Task instructions
Retype the data that follows line by line, exactly, and leave its pictures out.

Data excerpt
^^^^^^^^
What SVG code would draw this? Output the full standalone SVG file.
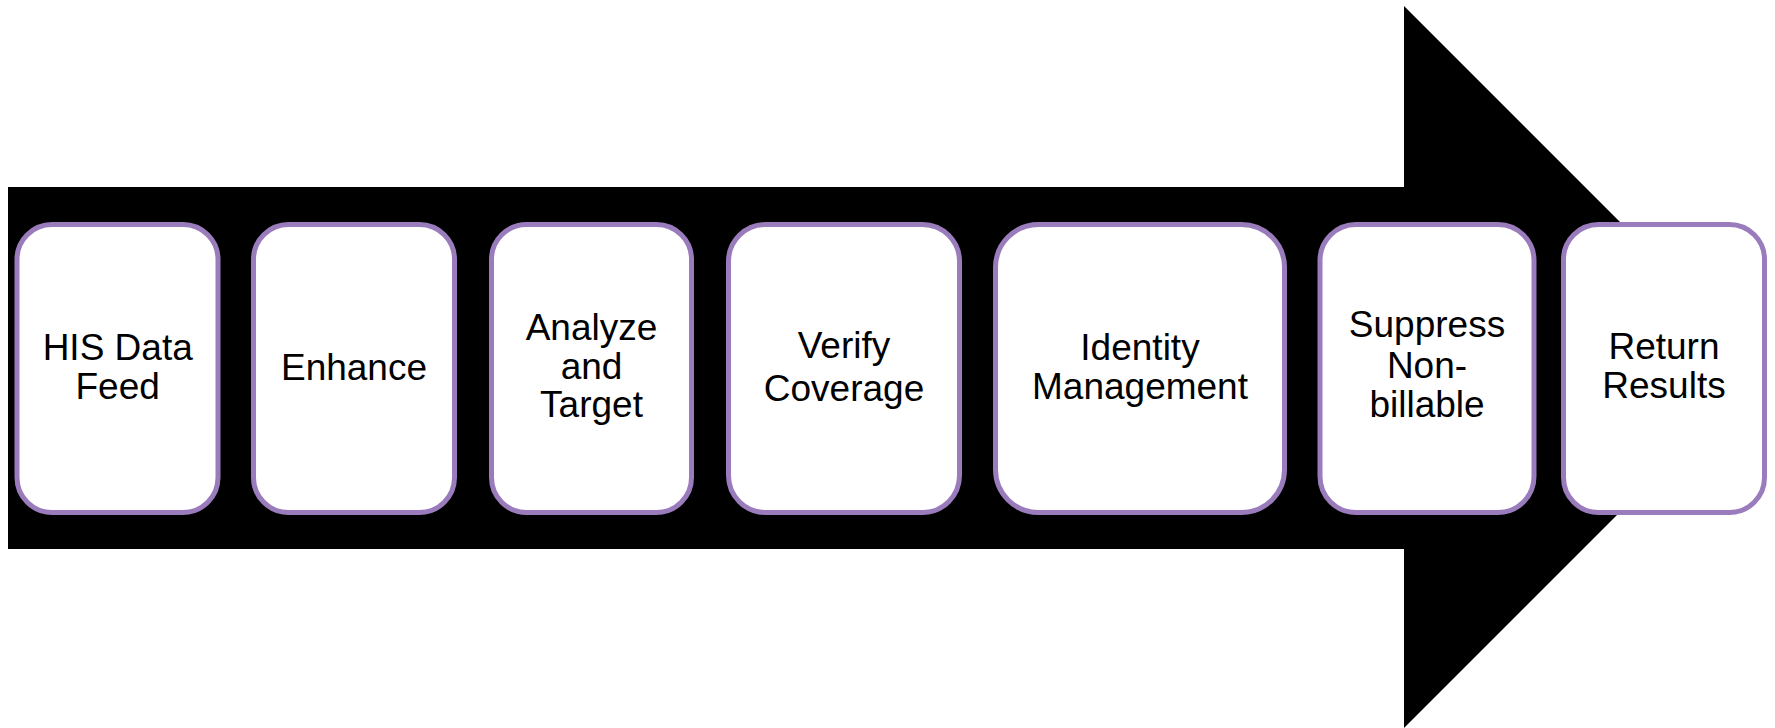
<svg xmlns="http://www.w3.org/2000/svg" width="1775" height="728" viewBox="0 0 1775 728">
  <style>
    .step { fill: #ffffff; stroke: #9a7cbd; stroke-width: 5; }
    .label { font-family: "Liberation Sans", Arial, sans-serif; font-size: 37px; fill: #000000; text-anchor: middle; }
  </style>
  <rect width="1775" height="728" fill="#ffffff"/>

  <!-- Process arrow backdrop -->
  <g id="connectors">
    <path id="flow-arrow" d="M8,187 H1404 V6 L1765,367 L1404,728 V549 H8 Z" fill="#000000"/>
  </g>

  <g id="step-his-data-feed">
    <rect class="step" x="17" y="224.5" width="201" height="288" rx="35" ry="35"/>
    <text class="label"><tspan x="117.7" y="360">HIS Data</tspan><tspan x="117.7" y="398.5">Feed</tspan></text>
  </g>

  <g id="step-enhance">
    <rect class="step" x="253.5" y="224.5" width="201" height="288" rx="35" ry="35"/>
    <text class="label" x="354" y="380">Enhance</text>
  </g>

  <g id="step-analyze-target">
    <rect class="step" x="491.5" y="224.5" width="200" height="288" rx="35" ry="35"/>
    <text class="label"><tspan x="591.5" y="340">Analyze</tspan><tspan x="591.5" y="378.5">and</tspan><tspan x="591.5" y="417">Target</tspan></text>
  </g>

  <g id="step-verify-coverage">
    <rect class="step" x="728.5" y="224.5" width="231" height="288" rx="37" ry="37"/>
    <text class="label"><tspan x="844" y="358">Verify</tspan><tspan x="844" y="401">Coverage</tspan></text>
  </g>

  <g id="step-identity-management">
    <rect class="step" x="995.5" y="224.5" width="289" height="288" rx="43" ry="43"/>
    <text class="label"><tspan x="1140" y="360">Identity</tspan><tspan x="1140" y="398.5">Management</tspan></text>
  </g>

  <g id="step-suppress-nonbillable">
    <rect class="step" x="1320" y="224.5" width="214" height="288" rx="36" ry="36"/>
    <text class="label"><tspan x="1427" y="337">Suppress</tspan><tspan x="1427" y="378">Non-</tspan><tspan x="1427" y="417">billable</tspan></text>
  </g>

  <g id="step-return-results">
    <rect class="step" x="1563.5" y="224.5" width="201" height="288" rx="35" ry="35"/>
    <text class="label"><tspan x="1664" y="358.5">Return</tspan><tspan x="1664" y="397.5">Results</tspan></text>
  </g>
</svg>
^^^^^^^^
Task answer
What SVG code would draw this? Output the full standalone SVG file.
<svg xmlns="http://www.w3.org/2000/svg" width="1775" height="728" viewBox="0 0 1775 728">
  <style>
    .step { fill: #ffffff; stroke: #9a7cbd; stroke-width: 5; }
    .label { font-family: "Liberation Sans", Arial, sans-serif; font-size: 37px; fill: #000000; text-anchor: middle; }
  </style>
  <rect width="1775" height="728" fill="#ffffff"/>

  <!-- Process arrow backdrop -->
  <g id="connectors">
    <path id="flow-arrow" d="M8,187 H1404 V6 L1765,367 L1404,728 V549 H8 Z" fill="#000000"/>
  </g>

  <g id="step-his-data-feed">
    <rect class="step" x="17" y="224.5" width="201" height="288" rx="35" ry="35"/>
    <text class="label"><tspan x="117.7" y="360">HIS Data</tspan><tspan x="117.7" y="398.5">Feed</tspan></text>
  </g>

  <g id="step-enhance">
    <rect class="step" x="253.5" y="224.5" width="201" height="288" rx="35" ry="35"/>
    <text class="label" x="354" y="380">Enhance</text>
  </g>

  <g id="step-analyze-target">
    <rect class="step" x="491.5" y="224.5" width="200" height="288" rx="35" ry="35"/>
    <text class="label"><tspan x="591.5" y="340">Analyze</tspan><tspan x="591.5" y="378.5">and</tspan><tspan x="591.5" y="417">Target</tspan></text>
  </g>

  <g id="step-verify-coverage">
    <rect class="step" x="728.5" y="224.5" width="231" height="288" rx="37" ry="37"/>
    <text class="label"><tspan x="844" y="358">Verify</tspan><tspan x="844" y="401">Coverage</tspan></text>
  </g>

  <g id="step-identity-management">
    <rect class="step" x="995.5" y="224.5" width="289" height="288" rx="43" ry="43"/>
    <text class="label"><tspan x="1140" y="360">Identity</tspan><tspan x="1140" y="398.5">Management</tspan></text>
  </g>

  <g id="step-suppress-nonbillable">
    <rect class="step" x="1320" y="224.5" width="214" height="288" rx="36" ry="36"/>
    <text class="label"><tspan x="1427" y="337">Suppress</tspan><tspan x="1427" y="378">Non-</tspan><tspan x="1427" y="417">billable</tspan></text>
  </g>

  <g id="step-return-results">
    <rect class="step" x="1563.5" y="224.5" width="201" height="288" rx="35" ry="35"/>
    <text class="label"><tspan x="1664" y="358.5">Return</tspan><tspan x="1664" y="397.5">Results</tspan></text>
  </g>
</svg>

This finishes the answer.